Fighting crime goes online

| 04/09/2008

(CNS): Cayman Crime Stoppers now have a new tool for fighting crime with the launch of a new web portal for submitting tips online, and because tips are sent through an encrypted system, people submitting them are able to remain completely anonymous, just like those using the established telephone hotline.

“Anonymity is the key to the whole Crime Stoppers programme,” said Stuart Bostock (left), Cayman Crime Stopper’s Chairman.“We have to be able to guarantee callers that they will never be identified, especially in a small community such as ours.”

Tips to Cayman Crime Stoppers, which have leaped in number over recent months, have traditionally been submitted by telephone to the programme’s tips line, 800 TIPS (no ‘1’) and answered by call-center operators in Miami to guarantee callers’ anonymity. Tipsoft, as the online tipping software is called, now allows – for the first time ever in Cayman – for tips to be submitted securely via the Internet. It does not however, replace the existing telephone tips line, which remains a completely secure method for anyone to share information about a crime without revealing their identity.

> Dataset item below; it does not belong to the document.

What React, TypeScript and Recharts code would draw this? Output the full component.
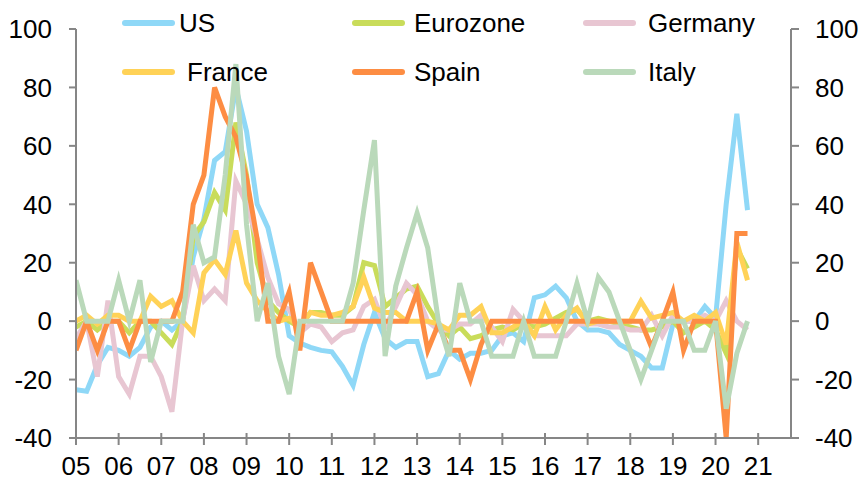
import React from "react";
import { LineChart, Line, XAxis, YAxis } from "recharts";

// quarterly observations, 2005 Q1 .. 2020 Q4
const START_YEAR = 2005;
const yearTicks = [
  2005, 2006, 2007, 2008, 2009, 2010, 2011, 2012, 2013, 2014, 2015, 2016,
  2017, 2018, 2019, 2020, 2021,
];
const valueTicks = [-40, -20, 0, 20, 40, 60, 80, 100];

const us = [
  -23.5, -24, -15, -9, -10, -12, -9, -2, 0, -3, 0, 22, 35, 55, 58, 80,
  65, 40, 32, 16, -5, -7.5, -9, -10, -10.5, -15.5, -22, -8, 3, -6, -9, -7,
  -7, -19, -18, -10, -13, -11, -11, -10, -5, -4, -7, 8, 9, 12, 8, 0,
  -3, -3, -4, -8, -10, -12, -16, -16, -1, 0, 0, 5, 1, 40, 71, 38,
];
const eurozone = [
  -2, 0, -3, 0, 0, -4, 0, 0, -4, -8, 0, 29, 34, 44, 38, 68,
  50, 20, 7, 3, 0, -2, 3, 3, 2, 2, 5, 20, 19, 5, 8, 11,
  12, 5, -1, -5, -2, -6, -5, -3, -2, -3, -1, -2, -1, 1, 3, 4,
  0, 1, 0, -1, -2, -3, -3, -2, 0, -4, -2, 0, -3, -11, 25, 18,
];
const germany = [
  -6, 0, -19, 7, -19, -25, -12, -12, -19, -31, 0, 19, 7, 11, 7, 48,
  40, 28, 15, 6, 4, -4, -1, -2, -7, -4, -3, 5, 7.5, -2, 5, 13,
  9, 0, -3, -3, -1, -1, 2, -2, -7, 4, 0, -5, -5, -5, -5, -1,
  -1, -1, -2, -2, -3, -3, 2, -5, 2, 0, 0, 2, 0, 7, 0, -3,
];
const france = [
  0, 2, -1, 2, 2, 0, 0, 8.5, 5, 7, 0, -4, 16.5, 21, 16, 31,
  13, 7, 3.4, 0, 1, -2, 3, 2, 2, 3, 5, 15, 4.5, 3, 3, 0,
  0, 0, -1, -3, 2, 2, 5, -4, -4, -2, 0, -5, 5, -3, 2, 4.5,
  -1, 0, 0, 0, 0, 6.8, 1, 2, 3, 0, 2, 0, 3, -8, 27, 14,
];
const spain = [
  -10, 0, -10, 0, 0, -10, 0, 0, 0, 0, 10, 40, 50, 80, 70, 63,
  49, 28, 0, 0, 10, -10, 20, 10, 0, 0, 0, 0, 0, 0, 0, 0,
  10, -10, -1, -10, -10, -20, -8, 0, 0, 0, 0, 0, 0, 0, 0, 0,
  0, 0, 0, 0, 0, 0, -9, 0, 10, -10, 0, 0, 0, -40, 30, 30,
];
const italy = [
  14, 0, 0, 0, 14, 0, 14, -14, 0, 0, 0, 33, 20, 22, 50, 88,
  33, 0, 13, -12, -25, 0, 0, 0, 0, 0, 13, 38, 62, -12, 12, 25,
  37, 25, 0, -12, 13, 0, 0, -12, -12, -12, 0, -12, -12, -12, 0, 13,
  0, 15, 10, 0, -10, -20, -10, 0, 0, 0, -10, -10, 0, -30, -11, 0,
];

// both value axes share the same range, so any series can sit on either
const series = [
  { key: "us", name: "US", color: "#8fd8f7", values: us, axis: "right" },
  { key: "eurozone", name: "Eurozone", color: "#c9dc5a", values: eurozone, axis: "left" },
  { key: "germany", name: "Germany", color: "#e8c6d2", values: germany, axis: "left" },
  { key: "france", name: "France", color: "#ffd257", values: france, axis: "left" },
  { key: "spain", name: "Spain", color: "#fd8d43", values: spain, axis: "left" },
  { key: "italy", name: "Italy", color: "#bad9ba", values: italy, axis: "left" },
];

const data = us.map((_, i) => {
  const row: Record<string, number> = { t: START_YEAR + i * 0.25 };
  series.forEach((s) => {
    row[s.key] = s.values[i];
  });
  return row;
});

const AXIS = "#868686";
const FONT = '"Liberation Sans", Arial, sans-serif';
const FONT_SIZE = 26;

// legend: 3 columns x 2 rows, laid over the top of the plot
const legendCols = [122, 352, 583];
const legendRows = [23, 72];
const legendGap = [4, 9, 12, 12, 9, 12];

const XTick = (props: any) => {
  const { x, y, payload } = props;
  const label = String(payload.value % 100).padStart(2, "0");
  return (
    <g>
      <line x1={x} x2={x} y1={y - 5} y2={y + 7} stroke={AXIS} strokeWidth={2} />
      <text x={x} y={y + 37} textAnchor="middle" fontSize={FONT_SIZE} fill="#000" fontFamily={FONT}>
        {label}
      </text>
    </g>
  );
};

const App = () => {
  return (
    <div
      style={{
        position: "absolute",
        left: 0,
        top: 0,
        width: 863,
        height: 480,
        background: "#fff",
        fontFamily: FONT,
      }}
    >
      <LineChart
        width={863}
        height={480}
        data={data}
        margin={{ top: 29, right: 12, left: 16, bottom: 0 }}
      >
        <XAxis
          dataKey="t"
          type="number"
          domain={[2005, 2021.77]}
          ticks={yearTicks}
          interval={0}
          allowDataOverflow
          height={42}
          tickSize={0}
          tickMargin={0}
          tick={XTick}
          axisLine={{ stroke: AXIS, strokeWidth: 2 }}
        />
        <YAxis
          yAxisId="left"
          domain={[-40, 100]}
          ticks={valueTicks}
          interval={0}
          allowDataOverflow
          width={60}
          tickSize={7}
          tickMargin={17}
          tick={{ fill: "#000", fontSize: FONT_SIZE, fontFamily: FONT }}
          axisLine={{ stroke: AXIS, strokeWidth: 2 }}
          tickLine={{ stroke: AXIS, strokeWidth: 2 }}
        />
        <YAxis
          yAxisId="right"
          orientation="right"
          domain={[-40, 100]}
          ticks={valueTicks}
          interval={0}
          allowDataOverflow
          width={60}
          tickSize={8}
          tickMargin={16}
          tick={{ fill: "#000", fontSize: FONT_SIZE, fontFamily: FONT }}
          axisLine={{ stroke: AXIS, strokeWidth: 2 }}
          tickLine={{ stroke: AXIS, strokeWidth: 2 }}
        />
        {series.map((s) => (
          <Line
            key={s.key}
            yAxisId={s.axis}
            type="linear"
            dataKey={s.key}
            name={s.name}
            stroke={s.color}
            strokeWidth={5}
            dot={false}
            activeDot={false}
            isAnimationActive={false}
          />
        ))}
      </LineChart>
      {series.map((s, i) => {
        const col = legendCols[i % 3];
        const row = legendRows[Math.floor(i / 3)];
        return (
          <div key={s.key}>
            <div
              style={{
                position: "absolute",
                left: col,
                top: row - 3,
                width: 53,
                height: 6,
                borderRadius: 3,
                background: s.color,
              }}
            />
            <div
              style={{
                position: "absolute",
                left: col + 53 + legendGap[i],
                top: row - 15,
                fontSize: FONT_SIZE,
                lineHeight: "30px",
                color: "#000",
                whiteSpace: "nowrap",
              }}
            >
              {s.name}
            </div>
          </div>
        );
      })}
    </div>
  );
};

export default App;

Tipsoft allows Crime Stoppers to keep those giving tips online completely anonymous, Bostock said. “Just as people are realizing that our telephone tips line guarantees that a caller’s identity is completely protected, so I think they will now be quick to trust that Tipsoft does the same.”

“Tipsoft is as secure and anonymous as you can get and is hugely popular with both the police and the public these days”, says Kevin Anderson of Texas based Anderson Software, which specialises in providing secure web applications for the Law Enforcement, Security and Emergency Management sectors.

Tips can be submitted online via the recently launched Cayman Crime Stoppers website at www.crimestoppers.ky. By clicking on the ‘report a crime’ button and filling out a simple form, anyone in the Cayman Islands, with access to the internet, can submit information, which could help prevent or solve a crime. Whilst tips submitted online are received securely by dedicated operators at the Royal Cayman Islands Police, Tipsoft’s encryption system ensures that the information’s originator can never be identified. Kevin Anderson explains, “When a webtip is submitted, it get’s delivered right into TipSoft via secure etransfer, just as if it had come from the call-centre in Miami.”

Anderson Software reports that some of its Tipsoft users, predominantly Crime Stoppers programmes, are already reporting a doubling in the total number of tips they are receiving monthly, with two programs surpassing their monthly phone-call volume now with the software. Boulder County Crime Stoppers in the United States claims that Tipsoft increased the number of tips it received by 300%, whilst Nova Scotia’s Crime Stoppers programme reported the receipt of more than 540 tips in its first two years of providing the online tipping service.

Bostock says, “Tipsoft is tried and tested, and the evidence that it works is irrefutable. Tipsoft’s success in other programmes over recent years is largely due to it being so secure.” He adds, “As the Internet increasingly dominates the way people communicate, especially younger people, Tipsoft was clearly a must-have for Cayman Crime Stoppers. We are delighted to introduce this new service into the community and we are confident that it will prove to be a very effective tool for helping us keep Cayman safe.”

The launch of Cayman Crime Stoppers’ new website, www.crimestoppers.ky, puts a whole host of additional crime-prevention tools at the finger-tips of Cayman’s security-conscious. Visitors to the site will find crime prevention tips and links to useful resources, as well as be able to easily join the growing membership of the programme and keep-up-to-date with its news and events. Users can also delve into a veritable trove of information about the Crime Stoppers programme, including its background, global structure and perhaps most-inspiring of all, its international performance statistics. The site also caters to its corporate visitors, who will find easy ways to get involved in this unique community service and offer their support, which, as the website reminds us, is the lifeblood of the programme.

Cayman Crime Stoppers was formed in 1993 by the Cayman Islands Chamber of Commerce to provide a vital service, which helps protect the community from crime. Working in close partnership with the Royal Cayman Islands Police Service (RCIPS), the community and the media, it has become one of the most effective crime solving tools available to local law enforcement agencies. Cayman Crime Stoppers provides a safe and secure means for anybody with information about a crime to share it freely whilst protecting their identity. It could also earn them a reward of up to $1,000.